By Dick Thorne
Sometimes it is better to be lucky than to be good. That was clearly the situation behind the acquisition of the so-called “Thorne Vase” (as named by David Doty).
My wife, Barbara, was an antique dealer for many years. One way to spend quality time together was to attend auctions together, and we attended a lot of them during the 1980s (part of that story was told in “Antique Buying, the Wholesale Myth”, Glass Collector’s Digest, October/November, 1987). We were attending an auction at the Pacific Galleries in downtown Seattle one evening in 1986 when a lot of three carnival glass pieces came up: a large marigold bowl with a fleur de lis pattern and two identical marigold 8 inch vases with a large diamond-in-circle pattern. Both patterns were very heavy, high quality glass. We had started collecting carnival glass, primarily Dragon & Lotus (that story was told in “Carnival Glass, the Anatomy of a Collectible”, Glass Collector’s Digest February/March, 1988). However, we could not identify either pattern, other than probable European origin (Pacific Galleries imported many lots from Europe). We risked a grand total of $45 on the lot and were successful.
Over the next few years, we tried to identify the pieces. We showed them to other collectors. We even took them to a glass convention and showed them to Frank Fenton. No one could identify them.
Finally, well over a decade later, we took them to the International Carnival Glass Convention in 1999 and showed them to Glen Thistlewood. Glen identified the bowl as Fleur De Lis by Inwald, Czechoslovakia. Several other pieces of this pattern have been found subsequently, including bowls, vases, plates and pitchers. However, to my knowledge, the bowl we acquired remains the only known example of the Master Bowl.
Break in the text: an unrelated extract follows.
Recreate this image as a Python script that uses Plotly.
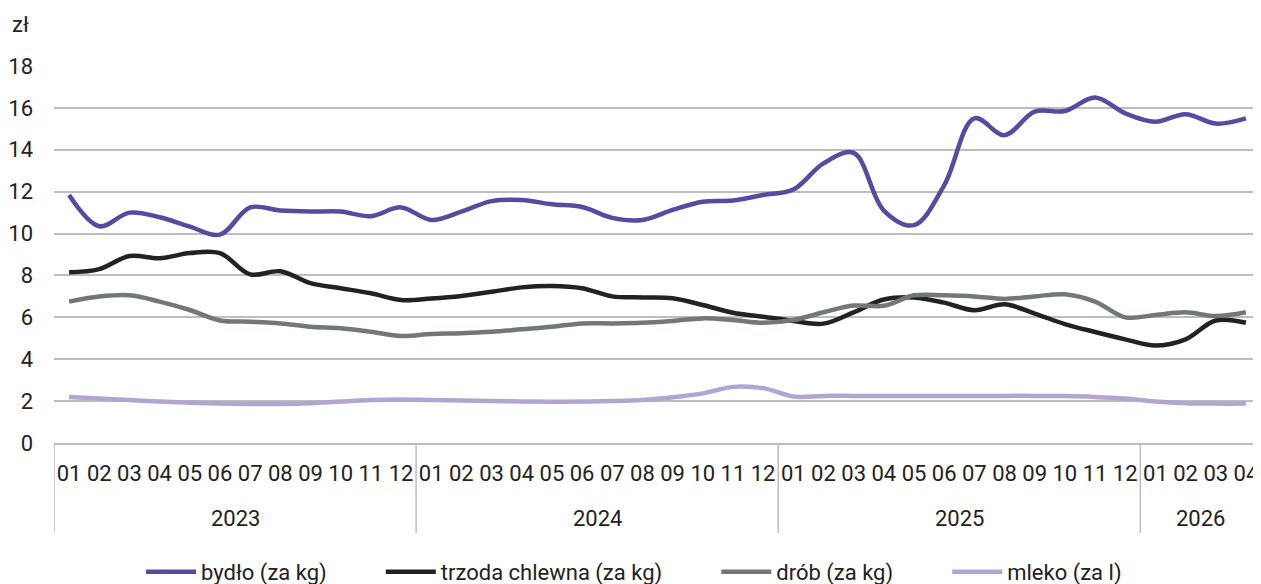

The vase was more challenging. Initially, Glen thought the manufacturer might be Rindskopf, Czechoslovakia, and David Doty notes two examples of a 6 inch version of the vase that were sold in 1999 and 2001. However, recently, Glen discovered the pattern in a Walther-Sacksenglass catalog, where it was named “Luttich.” An example of the 8 inch vase was sold on eBay last March by a seller from the Netherlands. I corresponded with the seller, an experienced glass dealer, and he has seen four examples, three in France and one in Belgium.
A couple of years after we acquired the pair, we sold one of them for $30 at an antique show in Seattle. So we got most of our investment back, and there is one more out there somewhere, probably still in the Seattle area.